It’s the 19th century. America’s industries are flourishing, promising Europeans, poor and rich alike, a new world and a better life. With their whole life packed in a few suitcases, millions of people sail to the United States and Canada. For many people, the trip to the New World begins in a warehouse in Antwerp. Red Star Line ocean steamers pave the way to a new life for about two million men, women and children between 1873 and 1934. It is in this warehouse that the Red Star Line Museum opened its doors only some days ago, telling the story of millions of Europeans who were courageous or desperate enough to leave their old life behind and look for a better existence.
1. A brief history
The Red Star Line was created as a trade name in 1873, and was co-operation between the International Navigation Company (Philadelphia) and the Company Société Anonyme de Navigation Belgo-Américaine (Antwerp). A complex of three brick-red buildings faces the Rijnkaai (Rhine landing stage), a section of the docks in the old Antwerp harbor district. For more than sixty years the Red Star Line ocean steamers docked right there. They took on passengers by the hundreds from all over continental Europe, all pursuing the American Dream.

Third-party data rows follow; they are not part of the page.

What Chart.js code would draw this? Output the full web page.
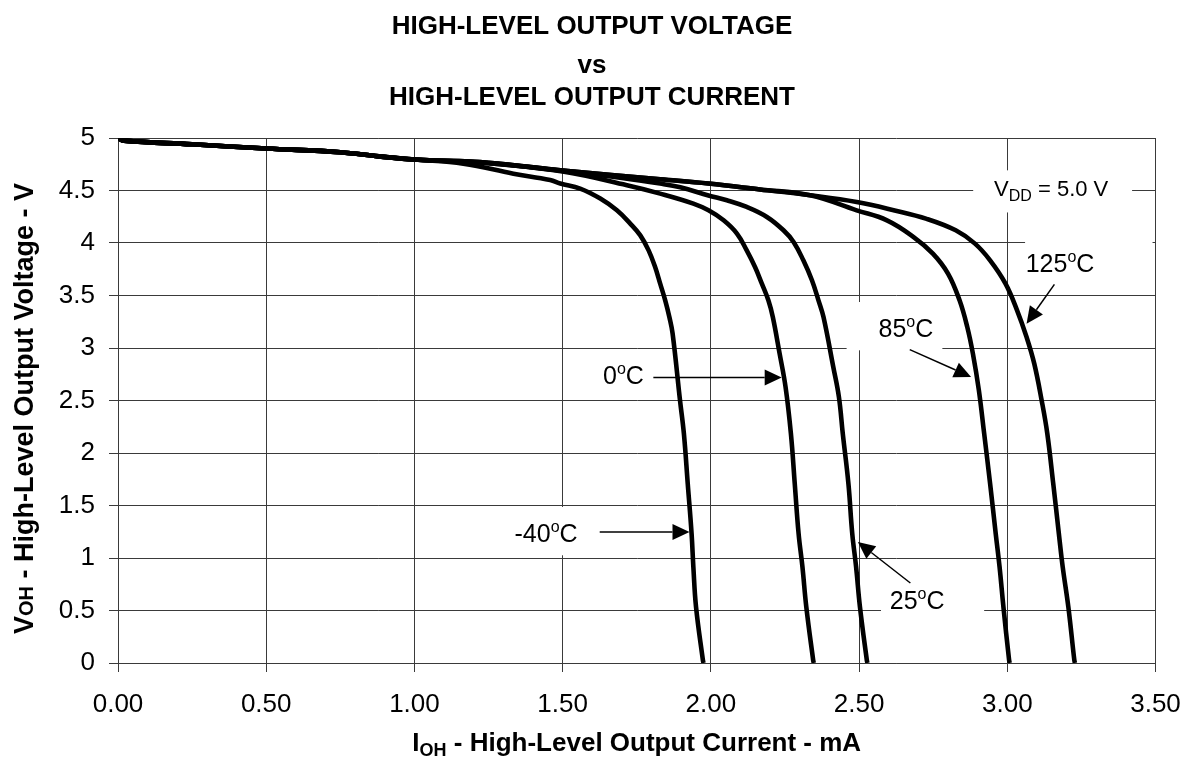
<!DOCTYPE html>
<html>
<head>
<meta charset="utf-8">
<script src="https://cdn.jsdelivr.net/npm/chart.js@4.4.1/dist/chart.umd.min.js"></script>
<style>
  html, body { margin: 0; padding: 0; background: #fff; }
  canvas { display: block; }
</style>
</head>
<body>
<canvas id="chart" width="1184" height="765"></canvas>
<script>
/* ─── Data (I_OH in mA, V_OH in V) ───────────────────────────────────── */
// shared start of all five curves
const commonI = [0.00, 0.02, 0.25, 0.50, 0.75, 0.88, 1.00];
const commonV = [5.00, 4.975, 4.94, 4.90, 4.865, 4.825, 4.795];

const m40I = [1.165, 1.334, 1.458, 1.492, 1.559, 1.627, 1.683, 1.728, 1.762, 1.790, 1.812, 1.829, 1.846, 1.860, 1.871, 1.896, 1.909, 1.922, 1.935, 1.941, 1.950, 1.973, 1.975];
const m40V = [4.755, 4.660, 4.600, 4.566, 4.518, 4.423, 4.311, 4.185, 4.073, 3.930, 3.771, 3.613, 3.454, 3.295, 3.137, 2.500, 2.185, 1.709, 1.232, 0.914, 0.533, 0.030, 0.000];

const t0I = [1.25, 1.50, 1.717, 1.829, 1.941, 1.992, 2.043, 2.088, 2.121, 2.149, 2.172, 2.194, 2.209, 2.232, 2.252, 2.270, 2.283, 2.296, 2.309, 2.322, 2.345, 2.347];
const t0V = [4.760, 4.680, 4.550, 4.470, 4.375, 4.311, 4.216, 4.090, 3.930, 3.771, 3.613, 3.454, 3.295, 2.946, 2.629, 2.185, 1.709, 1.232, 0.914, 0.533, 0.030, 0.000];

const t25I = [1.25, 1.50, 1.70, 1.829, 1.897, 1.992, 2.054, 2.121, 2.189, 2.245, 2.279, 2.312, 2.341, 2.363, 2.380, 2.413, 2.432, 2.445, 2.464, 2.477, 2.490, 2.503, 2.526, 2.528];
const t25V = [4.760, 4.687, 4.620, 4.566, 4.530, 4.453, 4.407, 4.343, 4.248, 4.121, 4.010, 3.835, 3.645, 3.454, 3.295, 2.819, 2.533, 2.185, 1.709, 1.232, 0.914, 0.533, 0.030, 0.000];

const t85I = [1.25, 1.50, 1.829, 1.992, 2.166, 2.335, 2.492, 2.594, 2.684, 2.749, 2.800, 2.839, 2.865, 2.884, 2.904, 2.922, 2.942, 2.961, 2.974, 2.987, 3.006, 3.008];
const t85V = [4.765, 4.690, 4.607, 4.566, 4.510, 4.454, 4.311, 4.216, 4.057, 3.899, 3.709, 3.454, 3.200, 2.946, 2.600, 2.185, 1.709, 1.232, 0.914, 0.533, 0.030, 0.000];

const t125I = [1.25, 1.50, 1.829, 1.992, 2.166, 2.335, 2.492, 2.620, 2.728, 2.826, 2.891, 2.942, 2.994, 3.033, 3.065, 3.091, 3.116, 3.135, 3.155, 3.174, 3.187, 3.206, 3.226, 3.228];
const t125V = [4.765, 4.690, 4.607, 4.566, 4.510, 4.454, 4.390, 4.310, 4.230, 4.121, 3.994, 3.835, 3.613, 3.359, 3.105, 2.851, 2.500, 2.185, 1.709, 1.232, 0.914, 0.533, 0.030, 0.000];

const seriesNames = ["-40°C", "0°C", "25°C", "85°C", "125°C"];
const seriesI = [m40I, t0I, t25I, t85I, t125I];
const seriesV = [m40V, t0V, t25V, t85V, t125V];

const titleLines = ["HIGH-LEVEL OUTPUT VOLTAGE", "vs", "HIGH-LEVEL OUTPUT CURRENT"];

/* ─── Annotations (data units) ───────────────────────────────────────── */
const FONT = "'Liberation Sans', Arial, Helvetica, sans-serif";
const tempLabels = [
  // [number, centre I, baseline V]
  ["-40", 1.444, 1.152],
  ["0",   1.705, 2.661],
  ["25",  2.696, 0.518],
  ["85",  2.658, 3.105],
  ["125", 3.178, 3.724],
];
const arrows = [
  // [fromI, fromV, toI, toV]
  [1.625, 1.248, 1.928, 1.248],
  [1.806, 2.718, 2.239, 2.718],
  [2.673, 0.762, 2.496, 1.152],
  [2.671, 2.985, 2.878, 2.724],
  [3.159, 3.606, 3.065, 3.232],
];
const boxes = [
  // white text boxes: [I1, Vtop, I2, Vbottom]
  [1.290, 1.486, 1.600, 1.026],
  [1.566, 2.978, 1.802, 2.533],
  [2.574, 0.834, 2.922, 0.359],
  [2.458, 3.438, 2.781, 2.978],
  [3.060, 4.100, 3.490, 3.550],
  [2.885, 4.692, 3.421, 4.291],
];
const vddLabel = [3.148, 4.445];

/* ─── Helpers ────────────────────────────────────────────────────────── */
function runsWidth(ctx, runs) {
  let w = 0;
  runs.forEach(r => { ctx.font = `${r.bold ? "bold " : ""}${r.size}px ${FONT}`; w += ctx.measureText(r.t).width; });
  return w;
}
function drawRuns(ctx, runs, cx, by) {
  let x = cx - runsWidth(ctx, runs) / 2;
  ctx.textAlign = "left";
  ctx.textBaseline = "alphabetic";
  runs.forEach(r => {
    ctx.font = `${r.bold ? "bold " : ""}${r.size}px ${FONT}`;
    ctx.fillText(r.t, x, by + (r.dy || 0));
    x += ctx.measureText(r.t).width;
  });
}
function arrow(ctx, x1, y1, x2, y2) {
  const a = Math.atan2(y2 - y1, x2 - x1), len = 17, half = 8;
  ctx.beginPath();
  ctx.moveTo(x1, y1);
  ctx.lineTo(x2 - Math.cos(a) * len, y2 - Math.sin(a) * len);
  ctx.stroke();
  ctx.beginPath();
  ctx.moveTo(x2, y2);
  ctx.lineTo(x2 - Math.cos(a) * len - Math.sin(a) * half, y2 - Math.sin(a) * len + Math.cos(a) * half);
  ctx.lineTo(x2 - Math.cos(a) * len + Math.sin(a) * half, y2 - Math.sin(a) * len - Math.cos(a) * half);
  ctx.closePath();
  ctx.fill();
}

/* ─── Plugin: title, axis titles, boxes, arrows, labels ──────────────── */
const decor = {
  id: "decor",
  beforeDatasetsDraw(chart) {
    const { ctx, scales: { x, y } } = chart;
    ctx.save();
    ctx.fillStyle = "#fff";
    boxes.forEach(b => {
      const x1 = x.getPixelForValue(b[0]), y1 = y.getPixelForValue(b[1]);
      const x2 = x.getPixelForValue(b[2]), y2 = y.getPixelForValue(b[3]);
      ctx.fillRect(x1, y1, x2 - x1, y2 - y1);
    });
    ctx.restore();
  },
  afterDatasetsDraw(chart) {
    const { ctx, scales: { x, y } } = chart;
    ctx.save();
    ctx.fillStyle = "#000";
    ctx.strokeStyle = "#000";
    ctx.lineWidth = 1.5;
    arrows.forEach(a => arrow(ctx,
      x.getPixelForValue(a[0]), y.getPixelForValue(a[1]),
      x.getPixelForValue(a[2]), y.getPixelForValue(a[3])));

    tempLabels.forEach(([t, i, v]) => drawRuns(ctx, [
      { t, size: 25 }, { t: "o", size: 16, dy: -10 }, { t: "C", size: 25 },
    ], x.getPixelForValue(i), y.getPixelForValue(v)));

    drawRuns(ctx, [
      { t: "V", size: 22 }, { t: "DD", size: 16, dy: 5 }, { t: " = 5.0 V", size: 22 },
    ], x.getPixelForValue(vddLabel[0]), y.getPixelForValue(vddLabel[1]));
    ctx.restore();
  },
  afterDraw(chart) {
    const { ctx, chartArea: ca } = chart;
    ctx.save();
    ctx.fillStyle = "#000";
    // title
    const base = [34, 72.5, 104.5];
    titleLines.forEach((t, k) => drawRuns(ctx, [{ t, size: 26, bold: true }], 592, base[k]));
    // x-axis title
    drawRuns(ctx, [
      { t: "I", size: 26, bold: true },
      { t: "OH", size: 18, bold: true, dy: 5 },
      { t: " - High-Level Output Current - mA", size: 26, bold: true },
    ], (ca.left + ca.right) / 2, 751);
    // y-axis title
    ctx.translate(33, (ca.top + ca.bottom) / 2 + 8);
    ctx.rotate(-Math.PI / 2);
    drawRuns(ctx, [
      { t: "V", size: 27, bold: true },
      { t: "OH", size: 20, bold: true },
      { t: " - High-Level Output Voltage - V", size: 27, bold: true },
    ], 0, 0);
    ctx.restore();
  },
};

/* ─── Chart ──────────────────────────────────────────────────────────── */
const GRID = "#3a3a3a";
const datasets = seriesNames.map((name, k) => ({
  label: name,
  data: commonI.concat(seriesI[k]).map((i, n) => ({ x: i, y: commonV.concat(seriesV[k])[n] })),
  borderColor: "#000",
  borderWidth: 4.6,
  pointRadius: 0,
  fill: false,
  tension: 0.4,
}));

new Chart(document.getElementById("chart").getContext("2d"), {
  type: "line",
  data: { datasets },
  options: {
    responsive: false,
    animation: false,
    layout: { padding: { top: 138, right: 28.5, left: 0, bottom: 0 } },
    plugins: { legend: { display: false }, tooltip: { enabled: false } },
    scales: {
      x: {
        type: "linear", min: 0, max: 3.5,
        // fixed band height; label overhang is covered by the layout padding
        afterFit: s => { s.height = 102; s.paddingLeft = 0; s.paddingRight = 0; },
        ticks: { stepSize: 0.5, color: "#000", padding: 17, font: { family: FONT, size: 26 },
                 callback: v => v.toFixed(2), maxRotation: 0 },
        grid: { color: GRID, lineWidth: 1, tickLength: 9 },
        border: { color: GRID },
      },
      y: {
        type: "linear", min: 0, max: 5,
        afterFit: s => { s.width = 118; s.paddingTop = 0; s.paddingBottom = 0; },
        ticks: { stepSize: 0.5, color: "#000", padding: 14, font: { family: FONT, size: 26 },
                 callback: v => String(v) },
        grid: { color: GRID, lineWidth: 1, tickLength: 9 },
        border: { color: GRID },
      },
    },
  },
  plugins: [decor],
});
</script>
</body>
</html>
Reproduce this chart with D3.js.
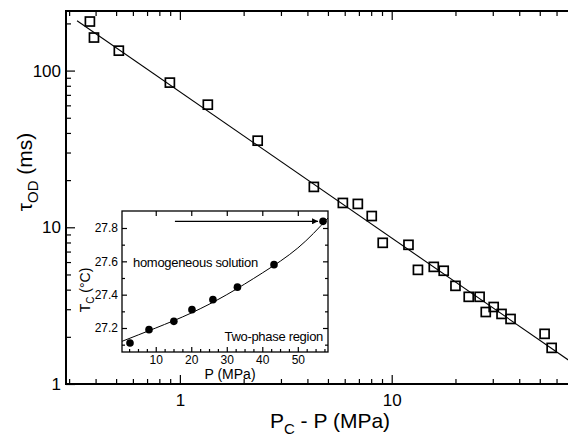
<!DOCTYPE html>
<html>
<head>
<meta charset="utf-8">
<script src="https://cdn.jsdelivr.net/npm/d3@7"></script>
<style>
  body { margin: 0; background: #fff; }
  svg { display: block; font-family: "Liberation Sans", Arial, sans-serif; }
</style>
</head>
<body>
<svg id="chart" width="568" height="439"></svg>
<script>
// main panel: relaxation time vs distance from critical pressure
const pcMinusP = [0.376, 0.393, 0.515, 0.897, 1.355, 2.33, 4.29, 5.88, 6.92, 8.05, 9.07, 12.0, 13.3, 15.8, 17.6, 20.0, 23.1, 26.0, 27.8, 30.3, 33.0, 36.4, 52.7, 56.9];
const tauOD    = [205.6, 162.5, 134, 83.8, 60.6, 35.7, 18.1, 14.3, 14.1, 11.8, 7.96, 7.73, 5.35, 5.59, 5.28, 4.23, 3.60, 3.60, 2.88, 3.10, 2.80, 2.60, 2.09, 1.70];
// power-law fit line end points
const fitX = [0.327, 68.4];
const fitY = [208, 1.42];
const xMajorTicks = [1, 10];
const yMajorTicks = [1, 10, 100];

// inset: critical temperature vs pressure
const insetP = [2.75, 8.1, 15.1, 20.2, 26.1, 33.0, 43.3, 57.1];
const insetT = [27.11, 27.19, 27.24, 27.31, 27.37, 27.445, 27.58, 27.84];
const curveP = [0.5, 10, 20, 30, 40, 50, 58.5];
const curveT = [27.12, 27.20, 27.29, 27.40, 27.53, 27.68, 27.86];
const arrowP = [15.4, 55.7];
const arrowT = [27.84, 27.84];
const insetXTicks = [10, 20, 30, 40, 50];
const insetYTicks = [27.2, 27.4, 27.6, 27.8];

const svg = d3.select("#chart");

// ---- main panel ----
const m = { left: 66, right: 583, top: 11, bottom: 384 };
const x = d3.scaleLog().domain([0.29, 80]).range([m.left, m.right]);
const y = d3.scaleLog().domain([1, 240]).range([m.bottom, m.top]);

const xMinor = x.ticks().filter(d => xMajorTicks.indexOf(d) < 0);
const yMinor = y.ticks().filter(d => yMajorTicks.indexOf(d) < 0);

function addAxis(axis, tf) {
    const g = svg.append("g").attr("transform", tf).call(axis);
    g.select(".domain").remove();
    g.selectAll(".tick line").attr("stroke", "#000").attr("stroke-width", 1.5);
    return g;
}

// bottom
addAxis(d3.axisBottom(x).tickValues(xMajorTicks).tickSize(-9).tickPadding(10).tickFormat(d3.format("d")),
        "translate(0," + m.bottom + ")")
    .selectAll("text").attr("font-size", 17).attr("fill", "#000");
addAxis(d3.axisBottom(x).tickValues(xMinor).tickSize(-5).tickFormat(""), "translate(0," + m.bottom + ")");
// top mirrored
addAxis(d3.axisTop(x).tickValues(xMajorTicks).tickSize(-9).tickFormat(""), "translate(0," + m.top + ")");
addAxis(d3.axisTop(x).tickValues(xMinor).tickSize(-5).tickFormat(""), "translate(0," + m.top + ")");
// left
addAxis(d3.axisLeft(y).tickValues(yMajorTicks).tickSize(-9).tickPadding(5).tickFormat(d3.format("d")),
        "translate(" + m.left + ",0)")
    .selectAll("text").attr("font-size", 17).attr("fill", "#000");
addAxis(d3.axisLeft(y).tickValues(yMinor).tickSize(-5).tickFormat(""), "translate(" + m.left + ",0)");

// frame
svg.append("path")
    .attr("d", "M" + m.right + "," + m.top + "H" + m.left + "V" + m.bottom + "H" + m.right)
    .attr("fill", "none").attr("stroke", "#000").attr("stroke-width", 2);

// fit line
svg.append("path")
    .datum(d3.zip(fitX, fitY))
    .attr("fill", "none").attr("stroke", "#000").attr("stroke-width", 1.1)
    .attr("d", d3.line().x(d => x(d[0])).y(d => y(d[1])));

// square markers
const sq = 9;
svg.append("g").selectAll("rect")
    .data(d3.zip(pcMinusP, tauOD))
    .enter()
    .append("rect")
    .attr("x", d => x(d[0]) - sq / 2)
    .attr("y", d => y(d[1]) - sq / 2)
    .attr("width", sq).attr("height", sq)
    .attr("fill", "none").attr("stroke", "#000").attr("stroke-width", 1.7);

// axis titles
const xt = svg.append("text").attr("x", 330).attr("y", 428)
    .attr("text-anchor", "middle").attr("font-size", 21).attr("fill", "#000");
xt.append("tspan").text("P");
xt.append("tspan").attr("font-size", 15).attr("dy", 6).text("C");
xt.append("tspan").attr("dy", -6).text(" - P  (MPa)");

const yt = svg.append("text").attr("transform", "translate(32,172) rotate(-90)")
    .attr("text-anchor", "middle").attr("font-size", 21).attr("fill", "#000");
yt.append("tspan").text("τ");
yt.append("tspan").attr("font-size", 15).attr("dy", 6).text("OD");
yt.append("tspan").attr("dy", -6).text("  (ms)");

// ---- inset ----
const n = { left: 122, right: 328, top: 211, bottom: 352 };
const ix = d3.scaleLinear().domain([0.5, 58.5]).range([n.left, n.right]);
const iy = d3.scaleLinear().domain([27.056, 27.902]).range([n.bottom, n.top]);

svg.append("rect")
    .attr("x", n.left).attr("y", n.top)
    .attr("width", n.right - n.left).attr("height", n.bottom - n.top)
    .attr("fill", "#fff").attr("stroke", "#000").attr("stroke-width", 1.3);

const ixMinor = d3.range(2.5, 58.5, 2.5).filter(d => d % 10 !== 0);
const iyMinor = d3.range(27.1, 27.9, 0.1).filter(d => insetYTicks.every(t => Math.abs(t - d) > 1e-6));

addAxis(d3.axisBottom(ix).tickValues(insetXTicks).tickSize(-5).tickPadding(3), "translate(0," + n.bottom + ")")
    .selectAll("text").attr("font-size", 12).attr("fill", "#000");
addAxis(d3.axisBottom(ix).tickValues(ixMinor).tickSize(-3).tickFormat(""), "translate(0," + n.bottom + ")");
addAxis(d3.axisTop(ix).tickValues(insetXTicks).tickSize(-5).tickFormat(""), "translate(0," + n.top + ")");
addAxis(d3.axisLeft(iy).tickValues(insetYTicks).tickSize(-5).tickPadding(4).tickFormat(d3.format(".1f")),
        "translate(" + n.left + ",0)")
    .selectAll("text").attr("font-size", 12).attr("fill", "#000");
addAxis(d3.axisLeft(iy).tickValues(iyMinor).tickSize(-3).tickFormat(""), "translate(" + n.left + ",0)");
addAxis(d3.axisRight(iy).tickValues(insetYTicks).tickSize(-5).tickFormat(""), "translate(" + n.right + ",0)");
addAxis(d3.axisRight(iy).tickValues(iyMinor).tickSize(-3).tickFormat(""), "translate(" + n.right + ",0)");
svg.selectAll(".tick line").attr("stroke-width", 1.2);

// fit curve
svg.append("path")
    .datum(d3.zip(curveP, curveT))
    .attr("fill", "none").attr("stroke", "#000").attr("stroke-width", 1)
    .attr("d", d3.line().curve(d3.curveNatural).x(d => ix(d[0])).y(d => iy(d[1])));

svg.append("g").selectAll("circle")
    .data(d3.zip(insetP, insetT))
    .enter()
    .append("circle")
    .attr("cx", d => ix(d[0])).attr("cy", d => iy(d[1]))
    .attr("r", 3.8).attr("fill", "#000");

// arrow
svg.append("defs").append("marker")
    .attr("id", "ah").attr("viewBox", "0 0 10 10")
    .attr("refX", 10).attr("refY", 5)
    .attr("markerWidth", 9).attr("markerHeight", 6)
    .attr("markerUnits", "userSpaceOnUse").attr("orient", "auto")
    .append("path").attr("d", "M0,0L10,5L0,10z").attr("fill", "#000");

svg.append("path")
    .datum(d3.zip(arrowP, arrowT))
    .attr("stroke", "#000").attr("stroke-width", 1.3)
    .attr("marker-end", "url(#ah)")
    .attr("d", d3.line().x(d => ix(d[0])).y(d => iy(d[1])));

svg.append("text").attr("x", 133).attr("y", 267)
    .attr("font-size", 13).attr("fill", "#000").attr("letter-spacing", -0.3)
    .text("homogeneous solution");
svg.append("text").attr("x", 323).attr("y", 341)
    .attr("text-anchor", "end").attr("font-size", 13).attr("fill", "#000").attr("letter-spacing", -0.3)
    .text("Two-phase region");

const ixt = svg.append("text").attr("x", 230).attr("y", 379)
    .attr("text-anchor", "middle").attr("font-size", 14).attr("fill", "#000");
ixt.append("tspan").text("P  (MPa)");

const iyt = svg.append("text").attr("transform", "translate(90,290) rotate(-90)")
    .attr("text-anchor", "middle").attr("font-size", 14).attr("fill", "#000");
iyt.append("tspan").text("T");
iyt.append("tspan").attr("font-size", 10).attr("dy", 4).text("C");
iyt.append("tspan").attr("dy", -4).text("  (°C)");
</script>
</body>
</html>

Belgians, too, were among those who sought a new future on the other side of the ocean. However, Belgians figured only as a small portion of the Red Star Line’s passengers. Belgian emigration to countries outside of Europe was relatively limited. Antwerp was however a particularly popular port of emigration among Jews from Central and Eastern Europe. These people constituted a sizeable proportion of the Red Star Line’s passengers. To take one statistic: of the 2.8 million people to exchange tsarist Russia for the United States between 1899 and 1914, 40% were Jewish. In many cases, these were people of very limited means who were assisted by several Jewish relief organisations in Antwerp. Many Eastern European Jews emigrated because of the socio-economic situation, but also because of the climate of discrimination against them and outbursts of anti-Semitism – the pogroms. One of the more famous passengers of the Red Star Line is the future prime Minister of Israel Golda Meir.
2. The museum
The former warehouses of the Red Star Line were reopened as a museum on September 28, 2013. The main focus of the museum are the travel stories that could be retrieved through relatives of Red Star Line passengers. Visitors follow in the footsteps of the emigrants. The exhibition shows the different stages of the journey. Eight themes are presented over two floors: a travel agency in Warsaw, a train compartment, the city of Antwerp, the Red Star Line building, the deck of an ocean steamer, the interior of a ship, arrival at Ellis Island, and a new future in the US. The exhibition depicts how the average European emigrant would have experienced his or her journey at the beginning of the 20th century via attractive images, striking scenography and authentic objects. A strong focus is placed on the personal stories of Red Star Line passengers. Six star witnesses are central to the story. Some of them are still alive, for others the well-documented story is told by a descendant. The witnesses include Albert Einstein and Irving Berlin, two icons of the rich Red Star Line history.